— BEGIN Stored records —

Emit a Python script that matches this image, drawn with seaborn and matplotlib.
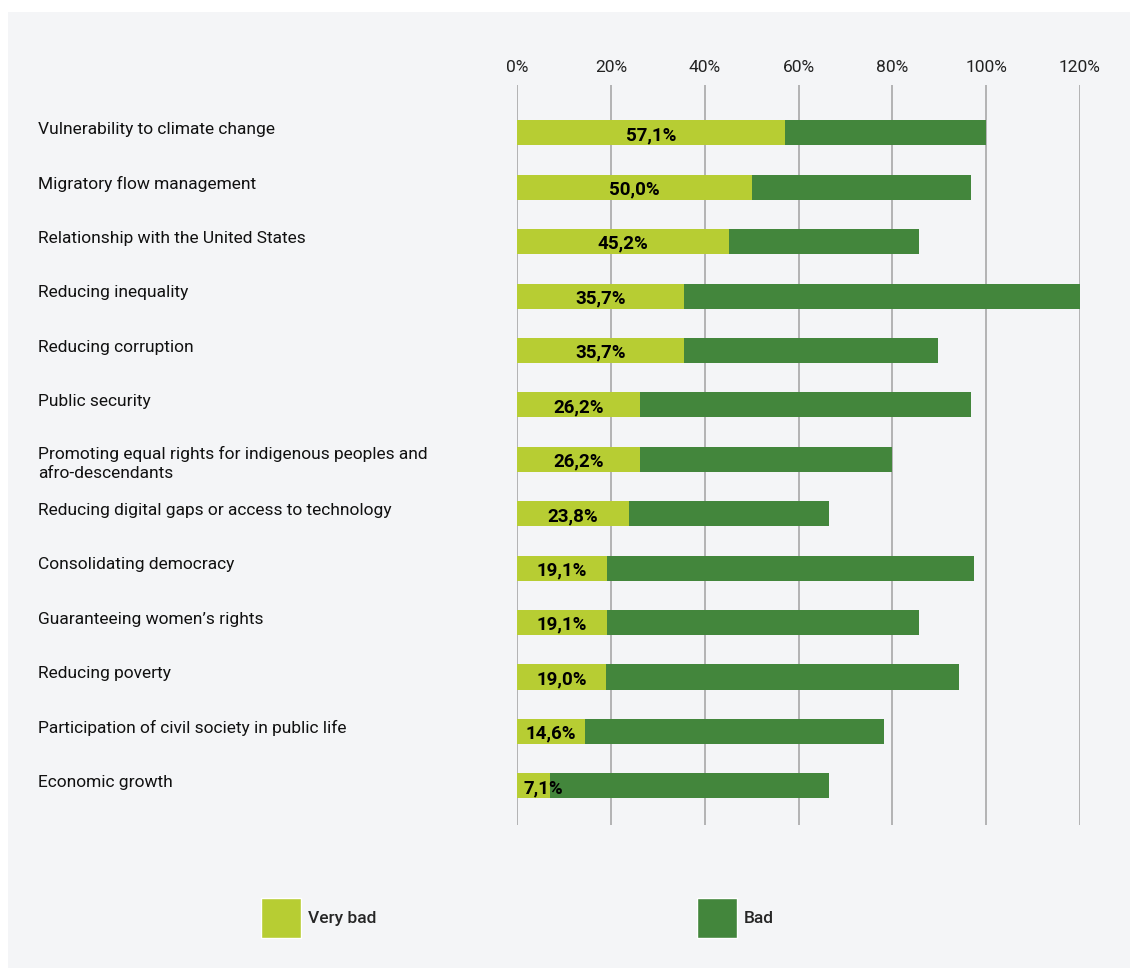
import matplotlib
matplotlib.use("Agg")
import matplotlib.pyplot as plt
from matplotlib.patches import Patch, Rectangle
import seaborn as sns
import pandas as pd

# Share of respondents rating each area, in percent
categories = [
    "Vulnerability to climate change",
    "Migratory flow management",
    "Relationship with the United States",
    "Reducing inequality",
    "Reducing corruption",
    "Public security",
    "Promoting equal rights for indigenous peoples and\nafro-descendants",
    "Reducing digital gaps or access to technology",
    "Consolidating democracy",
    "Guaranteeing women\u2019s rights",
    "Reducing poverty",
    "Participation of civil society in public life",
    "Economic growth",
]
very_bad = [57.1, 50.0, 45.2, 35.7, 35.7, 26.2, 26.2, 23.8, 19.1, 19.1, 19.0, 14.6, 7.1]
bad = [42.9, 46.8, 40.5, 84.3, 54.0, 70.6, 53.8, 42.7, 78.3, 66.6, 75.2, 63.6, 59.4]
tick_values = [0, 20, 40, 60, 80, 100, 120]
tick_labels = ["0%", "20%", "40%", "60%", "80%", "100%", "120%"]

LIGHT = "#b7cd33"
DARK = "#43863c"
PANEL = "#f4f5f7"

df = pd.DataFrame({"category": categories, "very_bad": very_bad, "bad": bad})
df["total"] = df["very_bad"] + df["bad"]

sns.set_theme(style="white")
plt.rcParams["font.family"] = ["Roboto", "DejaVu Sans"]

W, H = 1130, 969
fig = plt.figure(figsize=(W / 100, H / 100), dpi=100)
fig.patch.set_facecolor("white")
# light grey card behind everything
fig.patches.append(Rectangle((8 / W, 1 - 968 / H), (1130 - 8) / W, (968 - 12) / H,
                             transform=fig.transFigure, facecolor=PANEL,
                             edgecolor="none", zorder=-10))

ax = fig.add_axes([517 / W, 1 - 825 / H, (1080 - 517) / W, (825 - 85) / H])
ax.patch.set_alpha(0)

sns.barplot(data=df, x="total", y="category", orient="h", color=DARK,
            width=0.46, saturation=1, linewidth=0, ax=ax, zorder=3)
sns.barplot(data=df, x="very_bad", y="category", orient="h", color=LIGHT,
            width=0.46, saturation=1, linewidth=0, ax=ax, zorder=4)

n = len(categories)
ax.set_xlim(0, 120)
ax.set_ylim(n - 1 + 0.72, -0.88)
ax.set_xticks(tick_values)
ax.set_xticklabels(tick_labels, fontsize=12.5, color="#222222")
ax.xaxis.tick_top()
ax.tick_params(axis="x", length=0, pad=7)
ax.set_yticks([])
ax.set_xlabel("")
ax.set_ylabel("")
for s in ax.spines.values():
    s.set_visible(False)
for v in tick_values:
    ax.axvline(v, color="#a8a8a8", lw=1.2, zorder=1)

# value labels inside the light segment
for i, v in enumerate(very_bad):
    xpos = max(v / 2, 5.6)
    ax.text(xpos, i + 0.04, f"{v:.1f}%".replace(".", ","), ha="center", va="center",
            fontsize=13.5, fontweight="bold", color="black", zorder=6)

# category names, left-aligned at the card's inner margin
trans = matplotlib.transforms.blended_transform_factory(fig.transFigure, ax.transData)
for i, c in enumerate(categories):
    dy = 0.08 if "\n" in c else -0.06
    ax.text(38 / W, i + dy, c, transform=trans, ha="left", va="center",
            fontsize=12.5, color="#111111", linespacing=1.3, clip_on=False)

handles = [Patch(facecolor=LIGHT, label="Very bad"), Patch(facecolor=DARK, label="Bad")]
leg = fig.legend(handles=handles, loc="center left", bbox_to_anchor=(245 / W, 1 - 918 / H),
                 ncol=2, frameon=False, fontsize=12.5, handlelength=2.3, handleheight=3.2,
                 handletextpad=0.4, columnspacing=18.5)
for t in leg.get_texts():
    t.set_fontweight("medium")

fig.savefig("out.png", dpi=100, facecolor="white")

— END Stored records —
— BEGIN Stored records —

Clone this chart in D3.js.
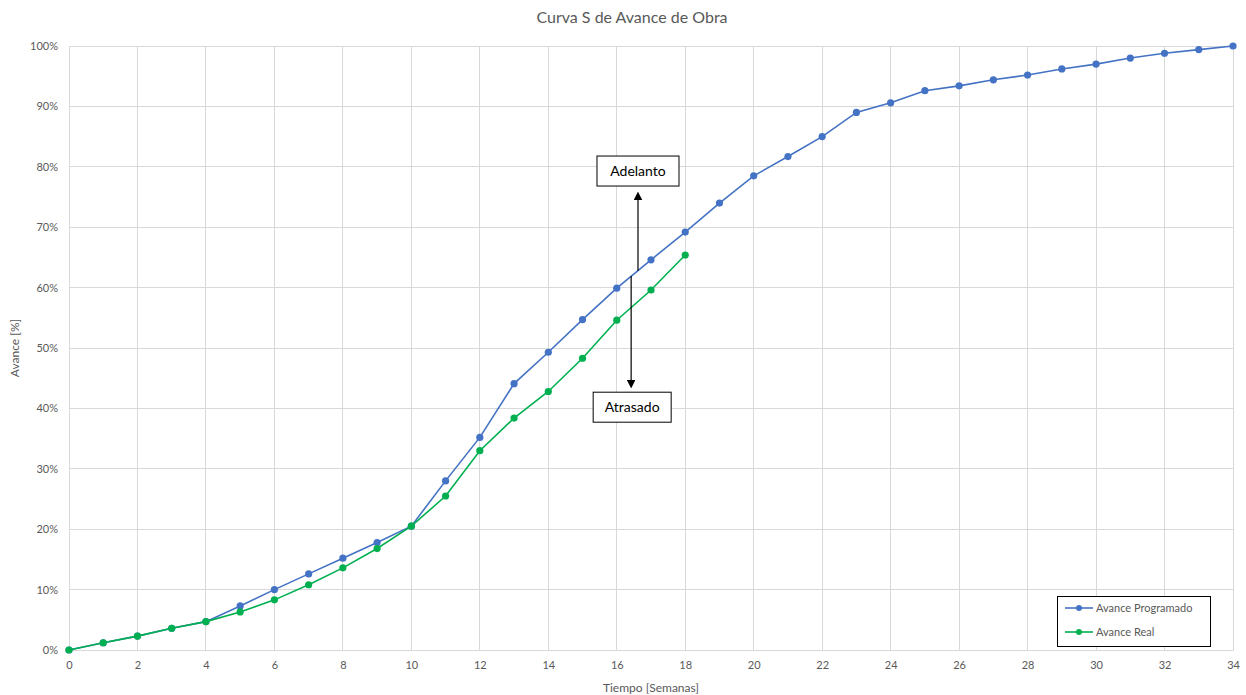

— END Stored records —
— BEGIN Stored records —

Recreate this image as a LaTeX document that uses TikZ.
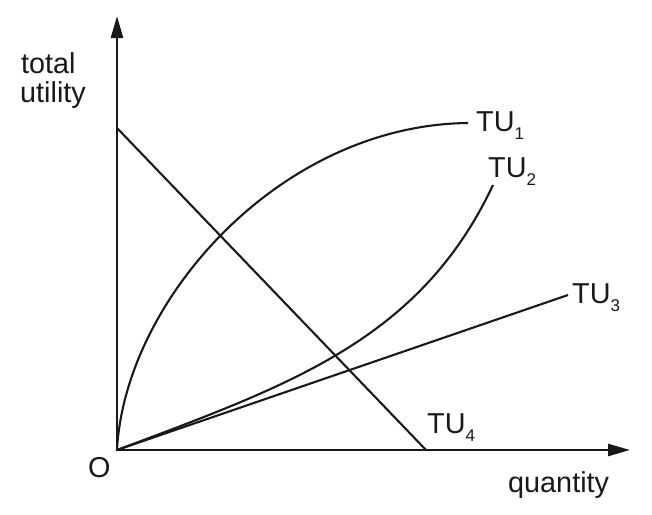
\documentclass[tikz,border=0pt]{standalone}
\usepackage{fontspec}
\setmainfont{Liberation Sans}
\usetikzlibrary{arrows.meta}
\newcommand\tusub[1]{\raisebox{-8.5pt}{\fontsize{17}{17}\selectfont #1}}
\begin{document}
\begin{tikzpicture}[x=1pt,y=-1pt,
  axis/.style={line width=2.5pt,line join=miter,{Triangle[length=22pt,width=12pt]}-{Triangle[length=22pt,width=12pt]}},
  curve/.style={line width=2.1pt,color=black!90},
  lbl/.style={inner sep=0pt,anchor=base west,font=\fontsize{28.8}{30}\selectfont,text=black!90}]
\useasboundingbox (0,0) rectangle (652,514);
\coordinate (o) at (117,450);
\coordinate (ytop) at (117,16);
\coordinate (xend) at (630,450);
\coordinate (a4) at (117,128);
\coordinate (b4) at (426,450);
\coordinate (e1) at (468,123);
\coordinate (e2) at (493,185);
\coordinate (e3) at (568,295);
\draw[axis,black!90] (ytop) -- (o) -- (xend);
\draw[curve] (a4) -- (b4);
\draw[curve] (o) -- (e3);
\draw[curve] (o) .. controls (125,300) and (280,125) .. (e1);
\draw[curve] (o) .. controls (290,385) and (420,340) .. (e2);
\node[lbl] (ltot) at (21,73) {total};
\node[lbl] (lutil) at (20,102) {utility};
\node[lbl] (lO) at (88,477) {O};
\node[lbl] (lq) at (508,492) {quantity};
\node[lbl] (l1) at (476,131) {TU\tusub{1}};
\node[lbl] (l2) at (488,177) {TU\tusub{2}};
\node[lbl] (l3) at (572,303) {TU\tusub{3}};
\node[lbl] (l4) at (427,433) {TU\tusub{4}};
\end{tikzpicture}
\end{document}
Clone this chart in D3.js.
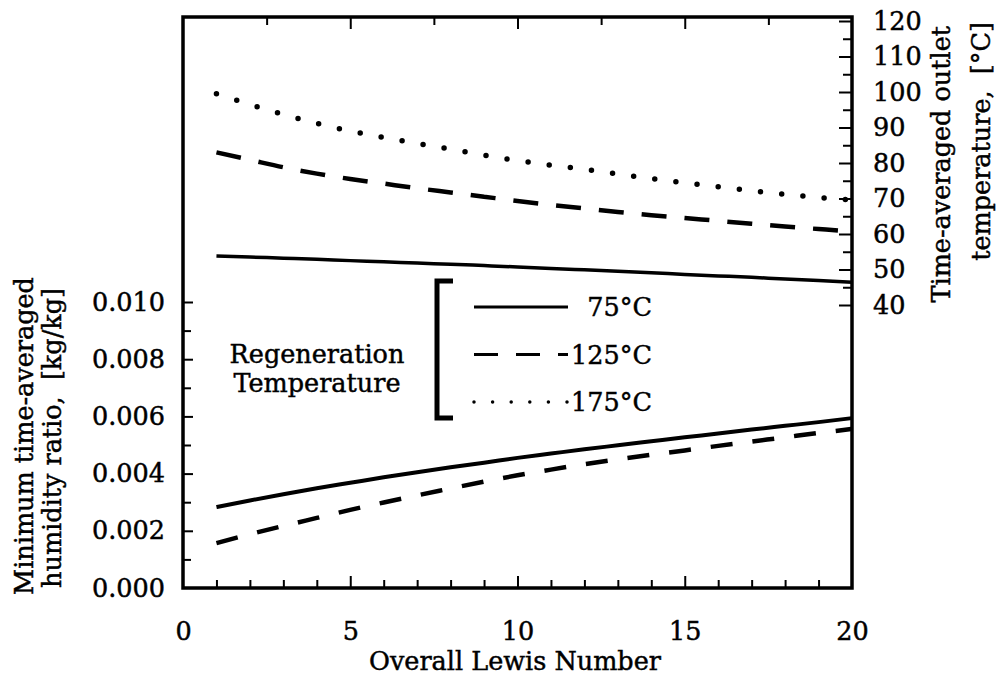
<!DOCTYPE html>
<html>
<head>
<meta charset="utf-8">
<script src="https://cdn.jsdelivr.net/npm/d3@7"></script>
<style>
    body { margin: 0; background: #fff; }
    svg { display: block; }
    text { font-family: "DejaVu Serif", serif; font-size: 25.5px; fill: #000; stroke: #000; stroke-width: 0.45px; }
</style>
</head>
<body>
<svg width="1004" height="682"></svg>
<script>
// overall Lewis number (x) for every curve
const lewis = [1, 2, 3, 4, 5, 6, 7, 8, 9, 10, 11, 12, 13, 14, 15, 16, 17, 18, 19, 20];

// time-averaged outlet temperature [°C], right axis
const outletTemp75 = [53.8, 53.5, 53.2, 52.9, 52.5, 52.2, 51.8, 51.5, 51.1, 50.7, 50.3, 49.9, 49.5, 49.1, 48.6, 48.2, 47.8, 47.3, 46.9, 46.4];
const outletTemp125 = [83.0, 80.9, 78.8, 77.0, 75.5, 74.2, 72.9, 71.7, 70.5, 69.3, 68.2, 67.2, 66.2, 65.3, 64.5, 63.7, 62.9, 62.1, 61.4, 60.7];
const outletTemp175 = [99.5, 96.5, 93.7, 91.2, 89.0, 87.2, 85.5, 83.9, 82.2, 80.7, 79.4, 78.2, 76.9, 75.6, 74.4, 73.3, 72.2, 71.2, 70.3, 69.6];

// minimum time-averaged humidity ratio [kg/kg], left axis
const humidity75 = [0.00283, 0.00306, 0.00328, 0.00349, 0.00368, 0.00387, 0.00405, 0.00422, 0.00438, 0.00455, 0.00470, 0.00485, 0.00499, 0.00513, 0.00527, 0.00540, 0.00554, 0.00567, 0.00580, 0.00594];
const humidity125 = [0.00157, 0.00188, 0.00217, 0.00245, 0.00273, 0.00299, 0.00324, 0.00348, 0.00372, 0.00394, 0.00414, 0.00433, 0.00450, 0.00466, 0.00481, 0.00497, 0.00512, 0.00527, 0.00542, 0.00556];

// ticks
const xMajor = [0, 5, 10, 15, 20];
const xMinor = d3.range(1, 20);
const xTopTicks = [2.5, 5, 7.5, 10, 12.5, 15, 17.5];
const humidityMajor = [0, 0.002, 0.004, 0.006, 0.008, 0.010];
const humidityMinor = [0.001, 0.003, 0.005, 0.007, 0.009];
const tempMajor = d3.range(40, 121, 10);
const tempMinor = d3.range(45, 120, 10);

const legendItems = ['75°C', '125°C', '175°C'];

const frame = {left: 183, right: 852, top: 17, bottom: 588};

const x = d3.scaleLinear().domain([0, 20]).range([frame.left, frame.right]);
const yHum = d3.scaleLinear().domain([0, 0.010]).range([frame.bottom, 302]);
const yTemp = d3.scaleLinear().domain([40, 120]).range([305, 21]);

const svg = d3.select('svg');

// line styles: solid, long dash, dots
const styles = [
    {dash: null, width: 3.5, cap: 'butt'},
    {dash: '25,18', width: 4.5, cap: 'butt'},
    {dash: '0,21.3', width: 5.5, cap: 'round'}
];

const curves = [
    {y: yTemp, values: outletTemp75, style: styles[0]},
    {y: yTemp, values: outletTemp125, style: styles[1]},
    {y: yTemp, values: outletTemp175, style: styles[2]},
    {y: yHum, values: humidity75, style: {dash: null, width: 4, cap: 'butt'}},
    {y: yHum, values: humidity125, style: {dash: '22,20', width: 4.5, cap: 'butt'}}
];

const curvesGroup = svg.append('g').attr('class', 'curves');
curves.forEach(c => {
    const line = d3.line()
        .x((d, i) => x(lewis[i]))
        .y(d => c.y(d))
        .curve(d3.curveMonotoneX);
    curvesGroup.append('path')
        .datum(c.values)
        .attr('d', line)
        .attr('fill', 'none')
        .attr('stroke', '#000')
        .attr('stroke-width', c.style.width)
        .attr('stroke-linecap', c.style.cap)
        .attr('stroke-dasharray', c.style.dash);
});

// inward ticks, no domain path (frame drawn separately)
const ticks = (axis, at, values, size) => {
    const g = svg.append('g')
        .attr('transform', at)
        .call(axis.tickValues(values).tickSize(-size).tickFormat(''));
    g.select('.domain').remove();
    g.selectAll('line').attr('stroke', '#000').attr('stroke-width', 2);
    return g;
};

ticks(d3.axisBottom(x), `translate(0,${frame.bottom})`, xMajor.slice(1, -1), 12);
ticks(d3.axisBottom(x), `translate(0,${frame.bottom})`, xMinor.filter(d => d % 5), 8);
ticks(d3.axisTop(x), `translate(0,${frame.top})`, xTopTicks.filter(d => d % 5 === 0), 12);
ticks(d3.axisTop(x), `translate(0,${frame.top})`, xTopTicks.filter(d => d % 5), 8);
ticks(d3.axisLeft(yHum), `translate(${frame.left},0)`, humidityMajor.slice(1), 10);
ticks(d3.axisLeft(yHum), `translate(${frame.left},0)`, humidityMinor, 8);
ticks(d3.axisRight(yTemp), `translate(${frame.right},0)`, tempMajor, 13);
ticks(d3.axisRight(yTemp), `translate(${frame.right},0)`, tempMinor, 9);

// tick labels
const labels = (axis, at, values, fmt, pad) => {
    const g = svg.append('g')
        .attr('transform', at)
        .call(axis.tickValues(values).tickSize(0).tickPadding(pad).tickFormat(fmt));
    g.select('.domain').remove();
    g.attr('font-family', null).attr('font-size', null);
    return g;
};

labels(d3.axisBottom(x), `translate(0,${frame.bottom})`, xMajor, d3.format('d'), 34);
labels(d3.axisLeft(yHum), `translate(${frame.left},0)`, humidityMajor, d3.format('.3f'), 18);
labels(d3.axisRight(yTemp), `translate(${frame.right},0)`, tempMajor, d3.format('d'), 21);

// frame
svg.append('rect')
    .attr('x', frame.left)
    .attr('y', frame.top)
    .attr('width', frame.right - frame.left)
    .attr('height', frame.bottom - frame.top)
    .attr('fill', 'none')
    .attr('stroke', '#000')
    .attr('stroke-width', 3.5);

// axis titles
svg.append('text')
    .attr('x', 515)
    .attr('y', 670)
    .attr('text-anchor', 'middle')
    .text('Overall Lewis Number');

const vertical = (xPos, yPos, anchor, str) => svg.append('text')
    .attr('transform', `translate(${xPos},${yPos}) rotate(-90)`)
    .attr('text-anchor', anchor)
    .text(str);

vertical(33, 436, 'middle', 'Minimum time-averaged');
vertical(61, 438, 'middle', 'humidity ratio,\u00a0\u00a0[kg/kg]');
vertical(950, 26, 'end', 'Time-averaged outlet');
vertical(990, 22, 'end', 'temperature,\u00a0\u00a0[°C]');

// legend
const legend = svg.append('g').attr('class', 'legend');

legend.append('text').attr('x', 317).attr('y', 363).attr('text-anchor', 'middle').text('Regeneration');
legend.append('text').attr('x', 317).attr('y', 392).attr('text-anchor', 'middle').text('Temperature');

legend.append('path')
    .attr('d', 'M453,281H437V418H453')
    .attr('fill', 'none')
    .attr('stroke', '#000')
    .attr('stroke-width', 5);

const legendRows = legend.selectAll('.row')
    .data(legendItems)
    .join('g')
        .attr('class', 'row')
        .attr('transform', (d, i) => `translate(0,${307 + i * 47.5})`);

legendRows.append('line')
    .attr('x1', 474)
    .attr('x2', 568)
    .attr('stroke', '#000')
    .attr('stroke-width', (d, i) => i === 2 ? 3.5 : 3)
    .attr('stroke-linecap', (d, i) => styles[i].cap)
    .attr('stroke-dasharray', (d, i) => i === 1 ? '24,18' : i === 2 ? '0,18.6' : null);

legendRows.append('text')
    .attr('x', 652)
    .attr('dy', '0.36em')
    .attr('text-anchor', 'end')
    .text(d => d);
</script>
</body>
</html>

— END Stored records —

How many lines in the records above contain the word "seaborn"? Reply with the number alone.

• Written response: 2